By: Spokesman Newsroom
BASSETERRE, St. Kitts (Wednesday 15th December 2021) — An announcement by Prime Minister and Minister of Finance Dr. Timothy Harris on Tuesday 14th December 2021 about a double salary has gotten specifics relating to which categories of government workers will receive the extra month’s salary as well as the payment timeline. The extra month’s salary for all civil servants and Government Auxiliary Employees (GAE) of the Government of St. Kitts and Nevis and the Nevis Island Administration (NIA), including Pensioners and STEP workers, will be paid on Tuesday, December 21, 2021.
In his budget address response, Parliamentary Opposition Leader Dr. Denzil Douglas stated that workers are demanding more than the double salary. “We demand an increase in salary and wages. We welcome the double salary yes, but the people are demanding an increase in salary and wages. That is what they were hoping they would have heard yesterday,” he said. Dr. Douglas also pointed out that PM Harris’s budget address and the written document consistently referred to “civil servants” without explicitly mentioning pensioners and other categories, causing concern among those workers.
PM Harris interjected for the avoidance of doubt: “Civil servants are really part of the cadre of employees on the government payroll. Pensioners, first they are civil servants and then they go on the pensionable roll. The standard had been everywhere that every category of employment of the government are treated equally when it comes to the payment of double salary. It will be civil servants active, it will be STEP workers, it will be GAE workers, it will be pensioners because they’re part of the payroll of the government.”
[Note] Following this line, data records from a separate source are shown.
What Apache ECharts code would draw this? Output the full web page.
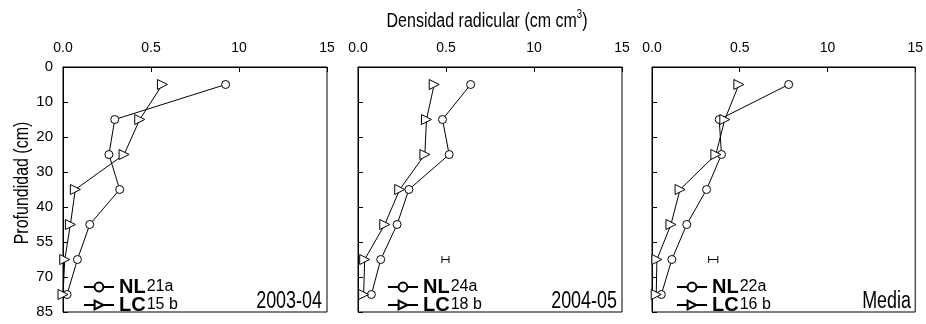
<!DOCTYPE html>
<html><head><meta charset="utf-8">
<script src="https://cdn.jsdelivr.net/npm/echarts@6/dist/echarts.min.js"></script>
<style>html,body{margin:0;padding:0;background:#fff}#c{width:926px;height:324px}</style>
</head><body><div id="c"></div>
<script>
// ---- data ----
const depths = [5, 15, 25, 35, 45, 55, 65];
const yTickLabels = ['0', '10', '20', '30', '40', '55', '70', '85'];
const xTickLabels = ['0.0', '0.5', '10', '15'];
const panelLabels = ['2003-04', '2004-05', 'Media'];
const nl2003 = [0.924, 0.294, 0.261, 0.322, 0.152, 0.082, 0.023];
const lc2003 = [0.565, 0.436, 0.347, 0.070, 0.042, 0.010, 0.000];
const nl2004 = [0.640, 0.480, 0.518, 0.289, 0.222, 0.129, 0.076];
const lc2004 = [0.433, 0.389, 0.380, 0.237, 0.152, 0.038, 0.032];
const nlMedia = [0.779, 0.383, 0.396, 0.311, 0.198, 0.113, 0.053];
const lcMedia = [0.495, 0.415, 0.364, 0.160, 0.108, 0.028, 0.024];
const nlStats = ['21a', '24a', '22a'];
const lcStats = ['15 b', '18 b', '16 b'];
const errCenter = [null, 0.497, 0.349];
const errHalf = [null, 0.020, 0.026];
const errDepth = 55;

const nlSets = [nl2003, nl2004, nlMedia];
const lcSets = [lc2003, lc2004, lcMedia];

const REG = '"Liberation Sans", Arial, sans-serif';

const gridLefts = [63, 358, 652];
const legendLefts = [83, 387, 676];
const grids = [], xAxes = [], yAxes = [], series = [], legends = [], graphics = [];

gridLefts.forEach((gl, k) => {
  grids.push({left: gl, top: 67, width: 264, height: 245, show: true, borderColor: '#000', borderWidth: 1, backgroundColor: 'transparent'});
  xAxes.push({
    type: 'value', gridIndex: k, position: 'top', min: 0, max: 1.5, interval: 0.5,
    axisLine: {show: true, lineStyle: {color: '#000', width: 1}},
    axisTick: {show: true, inside: true, length: 5, lineStyle: {color: '#000'}},
    axisLabel: {show: true, margin: 12, color: '#000', fontSize: 14, fontFamily: REG,
      formatter: v => xTickLabels[Math.round(v / 0.5)]},
    splitLine: {show: false}
  });
  yAxes.push({
    type: 'value', gridIndex: k, inverse: true, min: 0, max: 70, interval: 10,
    axisLine: {show: true, lineStyle: {color: '#000', width: 1}},
    axisTick: {show: true, inside: true, length: 5, lineStyle: {color: '#000'}},
    axisLabel: {show: k === 0, margin: 10, color: '#000', fontSize: 15, fontFamily: REG,
      formatter: v => yTickLabels[Math.round(v / 10)]},
    splitLine: {show: false}
  });
  series.push({
    name: 'NL', type: 'line', xAxisIndex: k, yAxisIndex: k,
    data: depths.map((d, i) => [nlSets[k][i], d]),
    symbol: 'circle', symbolSize: 8, showSymbol: true,
    itemStyle: {color: '#fff', borderColor: '#000', borderWidth: 1},
    lineStyle: {color: '#000', width: 1}, emphasis: {disabled: true}, z: 3
  });
  series.push({
    name: 'LC', type: 'line', xAxisIndex: k, yAxisIndex: k,
    data: depths.map((d, i) => [lcSets[k][i], d]),
    symbol: 'triangle', symbolRotate: -90, symbolSize: 10, showSymbol: true,
    itemStyle: {color: '#fff', borderColor: '#000', borderWidth: 1},
    lineStyle: {color: '#000', width: 1}, emphasis: {disabled: true}, z: 3
  });
  if (errCenter[k] != null) {
    series.push({
      type: 'custom', xAxisIndex: k, yAxisIndex: k, silent: true,
      data: [[errCenter[k], errDepth, errHalf[k]]],
      encode: {x: 0, y: 1},
      renderItem: (params, api) => {
        const c = api.value(0), d = api.value(1), h = api.value(2);
        const l = api.coord([c - h, d]), r = api.coord([c + h, d]);
        const cap = 3.5;
        const st = {stroke: '#000', lineWidth: 1};
        return {type: 'group', children: [
          {type: 'line', shape: {x1: l[0], y1: l[1], x2: r[0], y2: r[1]}, style: st},
          {type: 'line', shape: {x1: l[0], y1: l[1] - cap, x2: l[0], y2: l[1] + cap}, style: st},
          {type: 'line', shape: {x1: r[0], y1: r[1] - cap, x2: r[0], y2: r[1] + cap}, style: st}
        ]};
      }
    });
  }
  legends.push({
    data: ['NL', 'LC'], orient: 'vertical', left: legendLefts[k], top: 277,
    itemWidth: 30, itemHeight: 11, itemGap: -2, selectedMode: false,
    padding: 0,
    formatter: name => name === 'NL' ? '{a|NL}{b|' + nlStats[k] + '}' : '{a|LC}{b|' + lcStats[k] + '}',
    textStyle: {color: '#000', rich: {
      a: {fontSize: 20, fontWeight: 'bold', fontFamily: REG, color: '#000', lineHeight: 16, verticalAlign: 'middle'},
      b: {fontSize: 16, fontFamily: REG, color: '#000', lineHeight: 16, verticalAlign: 'middle', padding: [0, 0, 0, 1]}
    }}
  });
  graphics.push({
    type: 'text', x: gl + 264 - 5, y: 313, scaleX: 0.78,
    style: {text: panelLabels[k], font: '23px ' + REG, fill: '#000', align: 'right', verticalAlign: 'bottom'}
  });
});

graphics.push({
  type: 'text', x: 487, y: 9, scaleX: 0.8,
  style: {
    text: '{a|Densidad radicular (cm cm}{b|3}{a|)}',
    align: 'center',
    rich: {
      a: {fontSize: 20, fontFamily: REG, color: '#000', lineHeight: 22, verticalAlign: 'bottom'},
      b: {fontSize: 12, fontFamily: REG, color: '#000', lineHeight: 22, verticalAlign: 'top'}
    }
  }
});

graphics.push({
  type: 'text', x: 22, y: 183, rotation: Math.PI / 2, scaleX: 0.8,
  style: {text: 'Profundidad (cm)', font: '20px ' + REG, fill: '#000', align: 'center', verticalAlign: 'middle'}
});

const chart = echarts.init(document.getElementById('c'), null, {renderer: 'canvas'});
chart.setOption({
  animation: false,
  backgroundColor: '#fff',
  grid: grids, xAxis: xAxes, yAxis: yAxes, series: series, legend: legends,
  graphic: graphics
});
</script></body></html>
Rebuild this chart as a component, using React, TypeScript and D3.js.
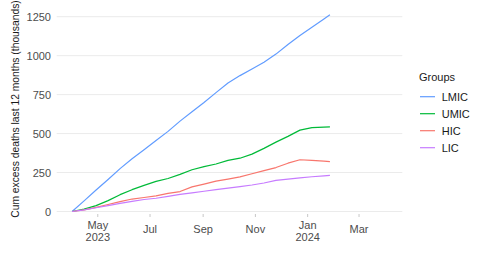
import React from "react";
import * as d3 from "d3";

const dates: string[] = [
  "2023-04-01", "2023-04-15", "2023-04-29", "2023-05-13", "2023-05-27", "2023-06-10",
  "2023-06-24", "2023-07-08", "2023-07-22", "2023-08-05", "2023-08-19", "2023-09-02",
  "2023-09-16", "2023-09-30", "2023-10-14", "2023-10-28", "2023-11-11", "2023-11-25",
  "2023-12-09", "2023-12-23", "2024-01-06", "2024-01-20", "2024-01-27",
];

const lmic: number[] = [0, 68, 138, 205, 275, 338, 396, 455, 514, 580, 640, 700, 763, 825, 872, 915, 958, 1010, 1072, 1130, 1183, 1235, 1262];
const umic: number[] = [0, 15, 38, 70, 108, 140, 168, 193, 212, 238, 268, 288, 305, 328, 342, 368, 405, 445, 482, 522, 538, 541, 543];
const hic: number[] = [0, 10, 27, 45, 63, 80, 90, 100, 116, 128, 158, 176, 195, 208, 222, 242, 262, 282, 310, 332, 328, 323, 320];
const lic: number[] = [0, 11, 24, 38, 52, 65, 77, 85, 97, 110, 120, 130, 140, 150, 160, 170, 183, 200, 208, 216, 223, 229, 232];

const groups: string[] = ["LMIC", "UMIC", "HIC", "LIC"];
const colors: string[] = ["#619CFF", "#00BA38", "#F8766D", "#C77CFF"];
const seriesValues: number[][] = [lmic, umic, hic, lic];

const yTicks: number[] = [0, 250, 500, 750, 1000, 1250];
const xTickDates: string[] = ["2023-05-01", "2023-07-01", "2023-09-01", "2023-11-01", "2024-01-01", "2024-03-01"];
const xTickLabels: string[][] = [["May", "2023"], ["Jul"], ["Sep"], ["Nov"], ["Jan", "2024"], ["Mar"]];

const yTitle = "Cum excess deaths last 12 months (thousands)";
const legendTitle = "Groups";

const parse = d3.timeParse("%Y-%m-%d");

export default function App() {
  const W = 490, H = 257;
  const panelL = 56.7, panelR = 402.3;
  const x = d3.scaleTime()
    .domain([parse("2023-04-01")!, parse("2024-04-01")!])
    .range([72.1, 385.6]);
  const y = d3.scaleLinear().domain([0, 1250]).range([211.5, 16.7]);
  const line = d3.line<[Date, number]>()
    .x((d) => x(d[0]))
    .y((d) => y(d[1]));
  const parsedDates = dates.map((d) => parse(d)!);
  const font = "'Liberation Sans', Arial, sans-serif";

  return (
    <svg width={W} height={H} style={{ position: "absolute", left: 0, top: 0, background: "#fff" }} fontFamily={font}>
      {yTicks.map((t) => (
        <g key={t}>
          <line x1={panelL} x2={panelR} y1={y(t)} y2={y(t)} stroke="#ebebeb" strokeWidth={1} />
          <text x={51} y={y(t) + 4} textAnchor="end" fontSize={11} fill="#4d4d4d">{t}</text>
        </g>
      ))}
      {xTickDates.map((d, i) => {
        const xx = x(parse(d)!);
        const lbl = xTickLabels[i];
        return (
          <g key={d}>
            <line x1={xx} x2={xx} y1={214} y2={217} stroke="#c8c8c8" strokeWidth={1} />
            {lbl.length === 2 ? (
              <>
                <text x={xx} y={228.5} textAnchor="middle" fontSize={11} fill="#4d4d4d">{lbl[0]}</text>
                <text x={xx} y={240.7} textAnchor="middle" fontSize={11} fill="#4d4d4d">{lbl[1]}</text>
              </>
            ) : (
              <text x={xx} y={233.2} textAnchor="middle" fontSize={11} fill="#4d4d4d">{lbl[0]}</text>
            )}
          </g>
        );
      })}
      {seriesValues.map((vals, i) => (
        <path
          key={groups[i]}
          d={line(vals.map((v, j) => [parsedDates[j], v] as [Date, number])) || ""}
          fill="none"
          stroke={colors[i]}
          strokeWidth={1.2}
          strokeLinejoin="round"
        />
      ))}
      <text
        transform="translate(18.5,109) rotate(-90)"
        textAnchor="middle"
        fontSize={10.3}
        fill="#1a1a1a"
      >
        {yTitle}
      </text>
      <text x={419} y={80.5} fontSize={11} fill="#1a1a1a">{legendTitle}</text>
      {groups.map((g, i) => {
        const cy = 96.7 + i * 17;
        return (
          <g key={g}>
            <line x1={420} x2={435} y1={cy} y2={cy} stroke={colors[i]} strokeWidth={1.2} />
            <text x={441.7} y={cy + 4} fontSize={11} fill="#1a1a1a">{g}</text>
          </g>
        );
      })}
    </svg>
  );
}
In response, Dr. Douglas expressed: “We are now having what appears to be a clarification but the reason why one had to make sure that it is clear is because if you wanted it to be clear, you would have written it; you will utter it. You know how many pensioners went home and went to their beds last night almost in despair? Whenever I paid a double salary it was clearly stated public servants and pensioners — always!”